During his return, we come to learn that 15 years earlier Blank had simply vanished without a word to anyone; including his girlfriend and prom date (Minnie Driver). She’s a radio DJ now, not that it matters except for about one scene. Blank wanders around town for a couple days before the reunion, putting off doing the hit, reconnecting with old friends, trying to keep the feds, Grocer, and others off his back while he tries to work out which direction he wants to take.
It’s an odd movie that doesn’t fit too neatly into any particular genre niche. It’s clearly a romantic comedy, but with much more action, more explosions, and a lot more death than is typical of the genre. As you might expect, the comedy tends to be rather darker and more minor-key than is customary in a romantic film also. That being said, there are a few moments of uplift which I find extremely pleasing. Blank at one point encounters a former teacher and their conversation is touching though light-hearted. When his old friend Paul (Jeremy Piven) realizes that Martin has not, in fact, been joking about being a hitman, he shows himself to be the kind of friend we’d all want in such a situation. (I do wish a bit we were given one more scene with him to wrap that up.) But best of all, however, is when Blank reunites with an acquaintance at the reunion and is given a chance to hold her infant child. The awe and beauty of new life has a direct effect on the choices Blank makes.

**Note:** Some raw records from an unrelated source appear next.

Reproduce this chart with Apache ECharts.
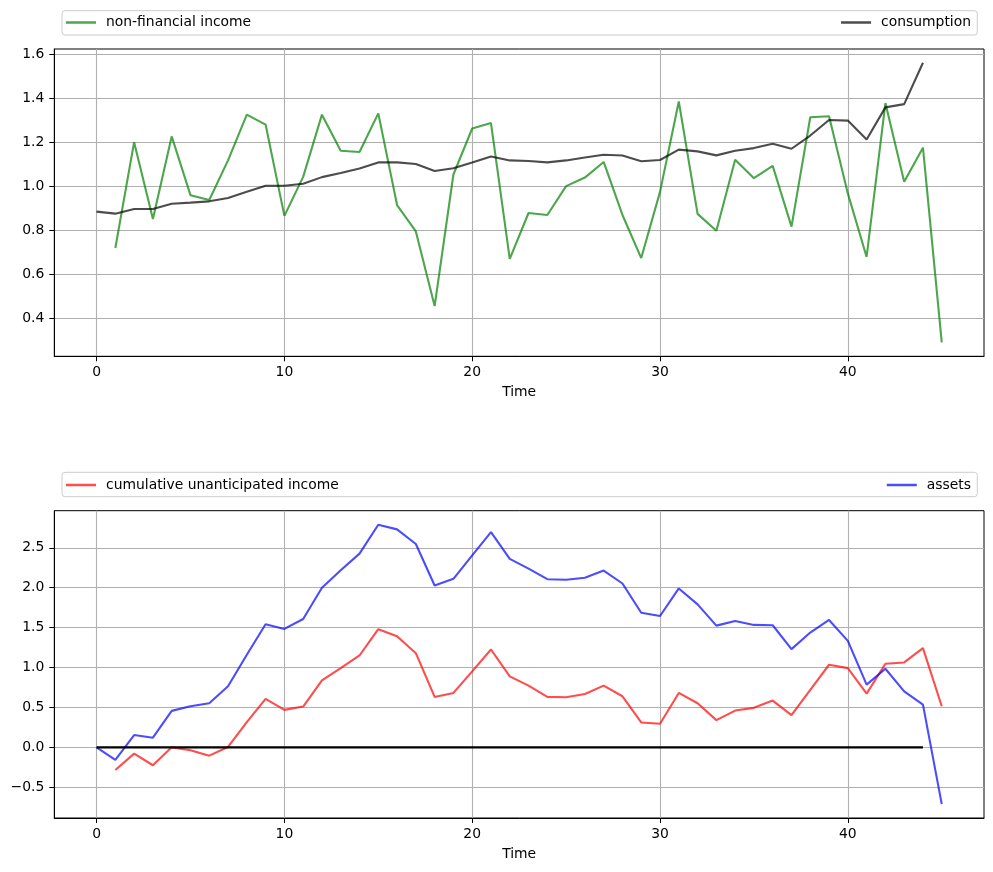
<!DOCTYPE html>
<html>
<head>
<meta charset="utf-8">
<script src="https://cdn.jsdelivr.net/npm/echarts@6/dist/echarts.min.js"></script>
<style>
html,body{margin:0;padding:0;background:#fff;}
#main{width:993px;height:872px;}
</style>
</head>
<body>
<div id="main"></div>
<script>
// ---- data ----
var incomeStart = 1;
var income = [0.719,1.200,0.851,1.226,0.959,0.937,1.117,1.325,1.280,0.865,
              1.042,1.325,1.161,1.155,1.331,0.914,0.794,0.455,1.053,1.262,
              1.287,0.669,0.878,0.869,1.000,1.039,1.110,0.869,0.673,0.974,
              1.385,0.874,0.797,1.120,1.036,1.092,0.816,1.313,1.318,0.967,
              0.678,1.378,1.020,1.175,0.290];
var consumptionStart = 0;
var consumption = [0.884,0.875,0.896,0.896,0.920,0.925,0.931,0.946,0.974,1.002,
                   1.002,1.011,1.041,1.060,1.080,1.108,1.108,1.101,1.069,1.081,
                   1.107,1.135,1.117,1.114,1.108,1.117,1.130,1.143,1.139,1.113,
                   1.119,1.166,1.158,1.140,1.161,1.173,1.193,1.170,1.230,1.301,
                   1.298,1.212,1.358,1.373,1.561];
var cumulativeStart = 1;
var cumulative = [-0.283,-0.079,-0.224,0.000,-0.037,-0.104,0.005,0.316,0.607,0.470,
                  0.511,0.839,0.993,1.151,1.480,1.392,1.180,0.632,0.682,0.952,
                  1.226,0.889,0.773,0.632,0.628,0.669,0.773,0.640,0.312,0.295,
                  0.682,0.553,0.341,0.461,0.495,0.586,0.403,0.719,1.035,0.993,
                  0.673,1.047,1.064,1.243,0.515];
var assetsStart = 0;
var assets = [0.000,-0.158,0.154,0.121,0.457,0.515,0.553,0.765,1.160,1.542,
              1.484,1.608,1.999,2.219,2.427,2.789,2.731,2.548,2.028,2.111,
              2.406,2.697,2.361,2.240,2.107,2.100,2.124,2.215,2.053,1.687,
              1.646,1.991,1.791,1.525,1.584,1.534,1.530,1.231,1.438,1.596,
              1.334,0.786,0.985,0.702,0.536,-0.711];
var zeroLineStart = 0;
var zeroLine = [0,0,0,0,0,0,0,0,0,0,0,0,0,0,0,0,0,0,0,0,0,0,0,0,0,0,0,0,0,0,
                0,0,0,0,0,0,0,0,0,0,0,0,0,0,0];
var xTicks = [0,10,20,30,40];
var yTicksTop = [0.4,0.6,0.8,1.0,1.2,1.4,1.6];
var yTicksBottom = [-0.5,0.0,0.5,1.0,1.5,2.0,2.5];

function pairs(start, vals){ return vals.map(function(v,i){ return [start+i, v]; }); }

var FONT = 'DejaVu Sans';
var FS = 13.9;
var grids = [
  {left:54.3, top:49, right:9, height:307.3},
  {left:54.3, top:510.7, right:9, height:307.3}
];
function fmt(v){ return v.toFixed(1).replace('-', '\u2212'); }

function xAxis(gi){
  return {
    type:'value', gridIndex:gi, min:-2.25, max:47.25,
    name:'Time', nameLocation:'middle', nameGap:29,
    nameTextStyle:{fontFamily:FONT, fontSize:FS, color:'#000'},
    axisLine:{show:true, onZero:false, lineStyle:{color:'#000', width:1}},
    axisTick:{show:true, length:5, lineStyle:{color:'#000', width:1}, customValues:xTicks},
    axisLabel:{fontFamily:FONT, fontSize:FS, color:'#000', margin:9, customValues:xTicks,
               formatter:function(v){return String(v);}},
    splitLine:{show:true, lineStyle:{color:'#b0b0b0', width:1.1}}
  };
}
function yAxis(gi, mn, mx, ticks){
  return {
    type:'value', gridIndex:gi, min:mn, max:mx,
    axisLine:{show:true, onZero:false, lineStyle:{color:'#000', width:1}},
    axisTick:{show:true, length:5, lineStyle:{color:'#000', width:1}, customValues:ticks},
    axisLabel:{fontFamily:FONT, fontSize:FS, color:'#000', margin:10, customValues:ticks,
               formatter:fmt},
    splitLine:{show:true, lineStyle:{color:'#b0b0b0', width:1.1}}
  };
}
function lineSeries(name, gi, data, color, z, w){
  return {
    name:name, type:'line', xAxisIndex:gi, yAxisIndex:gi, data:data,
    showSymbol:false, symbol:'none', smooth:false, animation:false, z:z,
    lineStyle:{color:color, width:w || 2.1}, itemStyle:{color:color},
    emphasis:{disabled:true}
  };
}
var legendCommon = {
  orient:'horizontal',
  icon:'path://M0,0h30v2.5h-30z M34.99,0h0.01v2.5h-0.01z',
  itemWidth:35, itemHeight:2.5, padding:0,
  textStyle:{fontFamily:FONT, fontSize:FS, color:'#000'}, selectedMode:false
};
function legend(name, pos, top){
  var l = Object.assign({}, legendCommon, {data:[name], top:top});
  Object.assign(l, pos);
  return l;
}

var green = 'rgba(0,128,0,0.7)';
var black = 'rgba(0,0,0,0.7)';
var red = 'rgba(255,0,0,0.7)';
var blue = 'rgba(0,0,255,0.7)';

var option = {
  backgroundColor:'#fff',
  animation:false,
  grid:grids.map(function(g){ return Object.assign({show:true, borderColor:'#000', borderWidth:1, containLabel:false}, g); }),
  xAxis:[xAxis(0), xAxis(1)],
  yAxis:[yAxis(0, 0.2265, 1.6235, yTicksTop), yAxis(1, -0.885, 2.965, yTicksBottom)],
  legend:[
    legend('non-financial income', {left:66}, 15.5),
    legend('consumption', {right:22}, 15.5),
    legend('cumulative unanticipated income', {left:66}, 478),
    legend('assets', {right:22}, 478)
  ],
  graphic:[
    {type:'rect', z:-1, shape:{x:62, y:10.7, width:915.3, height:24.3, r:3},
     style:{fill:'rgba(255,255,255,0.8)', stroke:'#cccccc', lineWidth:1}},
    {type:'rect', z:-1, shape:{x:62, y:472.3, width:915.3, height:24.4, r:3},
     style:{fill:'rgba(255,255,255,0.8)', stroke:'#cccccc', lineWidth:1}}
  ],
  series:[
    lineSeries('non-financial income', 0, pairs(incomeStart, income), green, 2),
    lineSeries('consumption', 0, pairs(consumptionStart, consumption), black, 3),
    lineSeries('cumulative unanticipated income', 1, pairs(cumulativeStart, cumulative), red, 2),
    lineSeries('assets', 1, pairs(assetsStart, assets), blue, 3),
    lineSeries('zero', 1, pairs(zeroLineStart, zeroLine), '#000', 4, 2.2)
  ]
};
var chart = echarts.init(document.getElementById('main'), null, {renderer:'canvas'});
chart.setOption(option);
</script>
</body>
</html>
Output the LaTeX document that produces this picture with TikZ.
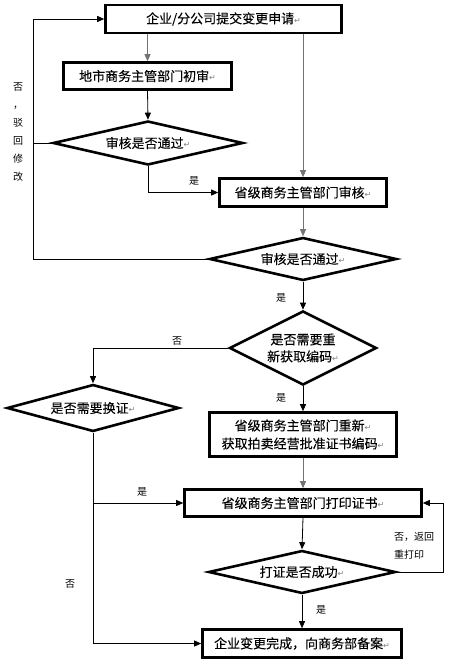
\documentclass[tikz,border=0pt]{standalone}
\usepackage{fontspec}
\setmainfont{Noto Sans CJK SC}
\newfontfamily\boxfont{Noto Sans CJK SC}[FakeBold=0.1]
\newfontfamily\dejavu{DejaVu Sans}
\usetikzlibrary{shapes.geometric,arrows.meta}
\newcommand{\retmk}{{\dejavu\fontsize{8}{8}\selectfont\textcolor{gray}{↵}}}
\begin{document}
\begin{tikzpicture}[x=1pt,y=-1pt,
  boxst/.style={draw,line width=2.6pt,rectangle,inner sep=0pt,font=\boxfont\fontsize{13}{18}\selectfont,align=center},
  dmst/.style={draw,line width=2.6pt,diamond,inner sep=0pt,shape aspect=3,font=\boxfont\fontsize{13}{17}\selectfont,align=center},
  conn/.style={line width=0.8pt,-{Triangle[length=7pt,width=6pt]}},
  plain/.style={line width=0.8pt},
  grayc/.style={draw=black!55},
  lbl/.style={font=\fontsize{10}{18}\selectfont,inner sep=0pt,align=left}]
\useasboundingbox (0,0) rectangle (454,661);
% nodes
\node[boxst,minimum width=236pt,minimum height=28pt] (b1) at (223.5,19) {企业/分公司提交变更申请\retmk};
\node[boxst,minimum width=168pt,minimum height=27pt] (b2) at (147.5,76) {地市商务主管部门初审\retmk};
\node[dmst,minimum width=190pt,minimum height=44pt] (d1) at (148,143) {审核是否通过\retmk};
\node[boxst,minimum width=167pt,minimum height=28pt] (b3) at (303,192.5) {省级商务主管部门审核\retmk};
\node[dmst,minimum width=187pt,minimum height=43pt] (d2) at (303,259) {审核是否通过\retmk};
\node[dmst,shape aspect=2,minimum width=147pt,minimum height=74pt] (d3) at (303,348) {是否需要重\\新获取编码\retmk};
\node[dmst,minimum width=172pt,minimum height=47pt] (d4) at (93,408) {是否需要换证\retmk};
\node[boxst,minimum width=187pt,minimum height=44pt] (b4) at (303,434.5) {省级商务主管部门重新\retmk\\获取拍卖经营批准证书编码\retmk};
\node[boxst,minimum width=237pt,minimum height=27pt] (b5) at (303,503) {省级商务主管部门打印证书\retmk};
\node[dmst,minimum width=187pt,minimum height=43pt] (d5) at (302,572) {打证是否成功\retmk};
\node[boxst,minimum width=199pt,minimum height=28pt] (b6) at (302,643.5) {企业变更完成，向商务部备案\retmk};
% coordinates
\coordinate (lt) at (33,19);
\coordinate (lb) at (33,259);
\coordinate (rr) at (443,572);
% connectors
\draw[conn,grayc] (b2.north |- b1.south) -- (b2.north);
\draw[conn,grayc] (b3.north |- b1.south) -- (b3.north);
\draw[conn] (b2.south) -- (d1.north);
\draw[conn] (d1.south) |- (b3.west);
\draw[conn] (d2.west) -- (lb) -- (lt) -- (b1.west);
\draw[plain] (d1.west) -- (d1.west -| lt);
\draw[conn,grayc] (b3.south) -- (d2.north);
\draw[conn] (d2.south) -- (d3.north);
\draw[conn] (d3.west) -| (d4.north);
\draw[conn] (d3.south) -- (b4.north);
\draw[conn,grayc] (b4.south) -- (b5.north);
\draw[conn] (d4.south) |- (b6.west);
\draw[conn] (d4.south |- b5.west) -- (b5.west);
\draw[conn] (b5.south) -- (d5.north);
\draw[conn] (d5.east) -- (rr) |- (b5.east);
\draw[conn] (d5.south) -- (b6.north);
% labels
\node[lbl] (l1) at (194,181) {是};
\node[lbl] (l2) at (281,298) {是};
\node[lbl] (l3) at (177,341) {否};
\node[lbl] (l4) at (281,398) {是};
\node[lbl] (l5) at (142,492) {是};
\node[lbl] (l6) at (70,584) {否};
\node[lbl] (l7) at (321,610) {是};
\node[lbl,anchor=north west] (l8) at (394,532) {否，返回\\重打印};
\node[lbl,align=center,anchor=north] (l9) at (18,82) {否\\，\\驳\\回\\修\\改};
\end{tikzpicture}
\end{document}
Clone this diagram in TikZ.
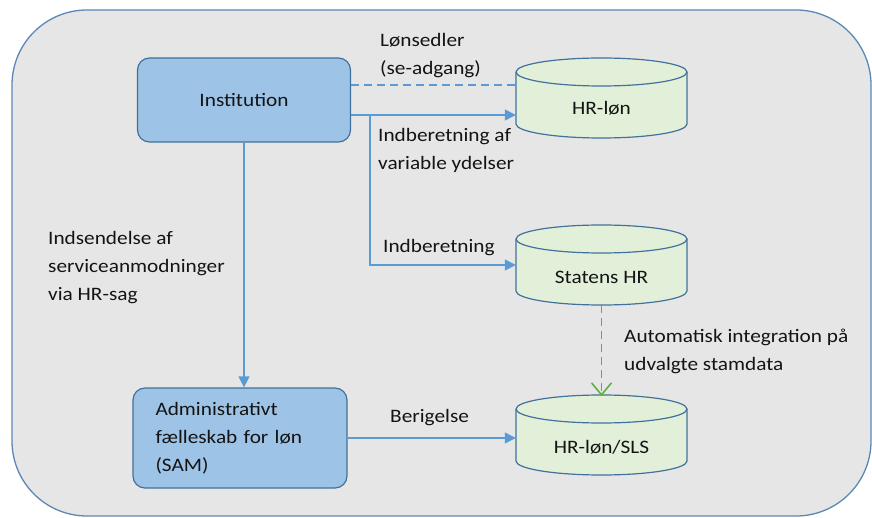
\documentclass[tikz,border=0pt]{standalone}
\usepackage{fontspec}
\setmainfont{Carlito}[FakeStretch=1.12]
\usetikzlibrary{arrows.meta}
\definecolor{bgc}{HTML}{E7E6E6}
\definecolor{framec}{HTML}{41719C}
\definecolor{outerc}{HTML}{5B87B5}
\definecolor{boxfill}{HTML}{9DC3E6}
\definecolor{cylfill}{HTML}{E2F0D9}
\definecolor{connc}{HTML}{5B9BD5}
\definecolor{greenc}{HTML}{5FB040}
\begin{document}
\begin{tikzpicture}[x=1pt,y=-1pt,
  every node/.style={font=\fontsize{19}{28}\selectfont, text=black!92},
  procbox/.style={draw=framec, fill=boxfill, line width=1.2pt, rounded corners=12pt,
    minimum width=213pt, minimum height=84pt, inner sep=0pt},
  dbnode/.style={minimum width=171pt, minimum height=80pt, inner sep=0pt},
  cylpath/.style={draw=framec, fill=cylfill, line width=1.2pt},
  flow/.style={draw=connc, line width=1.3pt, -{Triangle[length=11pt,width=11pt]}},
  gflow/.style={draw=greenc, line width=1.6pt},
  lbl/.style={anchor=west, align=left, inner sep=0pt},
  cyl/.pic={
    \path[cylpath] (-85.5,-26) -- (-85.5,26)
      arc[start angle=180, end angle=360, x radius=85.5pt, y radius=14pt]
      -- (85.5,-26)
      arc[start angle=0, end angle=180, x radius=85.5pt, y radius=14pt] -- cycle;
    \draw[framec, line width=1.2pt] (-85.5,-26)
      arc[start angle=180, end angle=360, x radius=85.5pt, y radius=14pt];
  },
]
\useasboundingbox (0,0) rectangle (872,518);
\draw[fill=bgc, draw=outerc, line width=1.3pt, rounded corners=75pt] (12,10) rectangle (871,516);

% process boxes
\node[procbox] (inst) at (244,100) {Institution};
\node[procbox, minimum width=214pt, minimum height=100pt, text width=169pt, align=left] (sam) at (240,438)
  {Administrativt\\fælleskab for løn\\(SAM)};

% cylinders
\pic at (601.5,98) {cyl};
\node[dbnode, label={[yshift=-10pt]center:HR-løn}] (hrlon) at (601.5,98) {};
\pic at (601.5,265) {cyl};
\node[dbnode, label={[yshift=-12pt]center:Statens HR}] (statens) at (601.5,265) {};
\pic at (601.5,435) {cyl};
\node[dbnode, label={[yshift=-12pt]center:HR-løn/SLS}] (sls) at (601.5,435) {};

% connectors
\coordinate (d1) at ([yshift=15pt]inst.east);
\coordinate (s1) at ([yshift=-15pt]inst.east);
\coordinate (br) at (370,0);
\draw[connc, line width=1.3pt, dash pattern=on 8pt off 5pt] (d1) -- (d1 -| hrlon.west);
\draw[flow] (s1) -- (s1 -| hrlon.west);
\draw[flow] (s1 -| br) |- (statens.west);
\draw[flow] (inst.south) -- (inst.south |- sam.north);
\draw[flow] (sam.east) -- (sam.east -| sls.west);
\draw[gflow, dash pattern=on 8pt off 5pt] (statens.south) -- (sls.north);
\draw[gflow, line join=miter] ([xshift=-10pt,yshift=12pt]sls.north) -- (sls.north) -- ([xshift=10pt,yshift=12pt]sls.north);

% labels
\node[lbl] (l1) at (380,56) {Lønsedler\\(se-adgang)};
\node[lbl] (l2) at (378,150) {Indberetning af\\variable ydelser};
\node[lbl] (l3) at (383,248) {Indberetning};
\node[lbl] (l4) at (48,268) {Indsendelse af\\serviceanmodninger\\via HR-sag};
\node[lbl] (l5) at (624,351) {Automatisk integration på\\udvalgte stamdata};
\node[lbl] (l6) at (390,418) {Berigelse};
\end{tikzpicture}
\end{document}
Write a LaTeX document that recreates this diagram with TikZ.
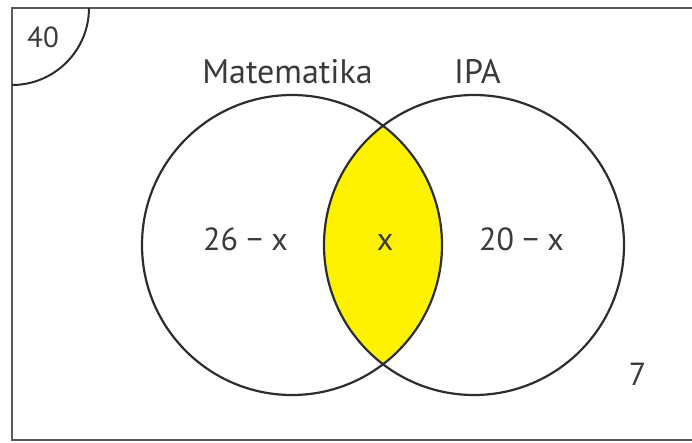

Crucially, the movies never overplays its hand and fully submerges itself in bathos or becomes maudlin, but equally it doesn’t get overly comedic and lose touch entirely with the emotions at its core. Granted, the premise is fairly ridiculous, but it does manage to walk a pretty narrow line pretty successfully. It is a very funny comedy with a bit of a brain about which you can feel good while also being a bit of an over-the-top action film. You can see the ’80s action roots pretty clearly. The combination of elements makes for a pretty good date night movie. You even get a surprisingly storybook ending in light of the rather bonkers way the film opens.